Differences between the Kurdish National Assembly and the Syrian National Council – the most prominent opposition forces expected to play a lead role in the new Syria – are yet to be resolved. The Kurdish National Assembly withdrew from the meeting of the Syrian opposition in Cairo, which was held under the auspices of the Arab League, due to a dispute over the wording on the status of Kurds in the statement on the future of Syria. But if there is a fast transition of government in Syria and Syrians succeed in maintaining the structure of the state and some of the military force, they will not be incapable of maintaining the unity of the country by addressing the key demands of the Kurds. There are numerous Kurdish public figures, politicians, intellectuals and scholars that are an integral part of public life. These will play an important role in defusing the volatility of the Kurdish issue in Syria.

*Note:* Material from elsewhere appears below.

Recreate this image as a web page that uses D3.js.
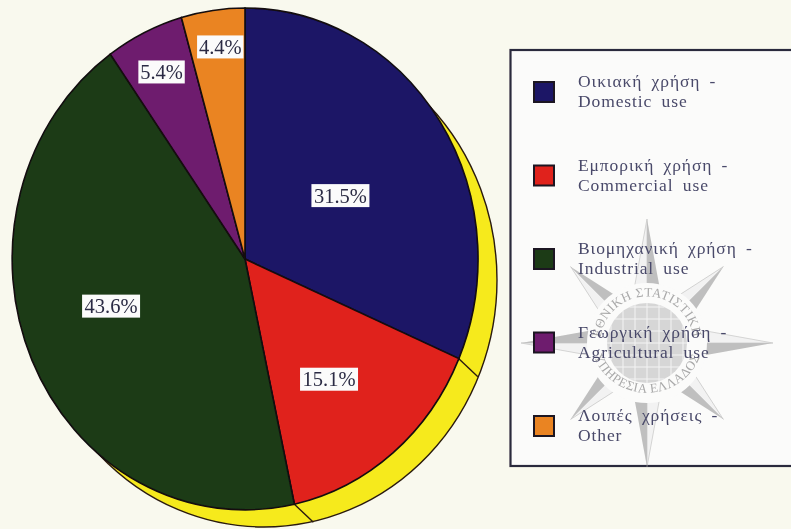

However, the prolongation of the conflict over the future of the country will introduce the Kurdish question to a number of possibilities including more Iranian involvement in both Syrian and Kurdish affairs and the escalation of tension between Turkey and Iran. Then, Iranian-Turkish tension will directly affect not only the two countries but also the situation in Iraq, which then will be dragged, with or without the consent of some of its forces, into the arena of conflict. This will come alongside the crisis's other regional effects whether on Jordan, Saudi Arabia, or the Kurdish region in northern Iraq.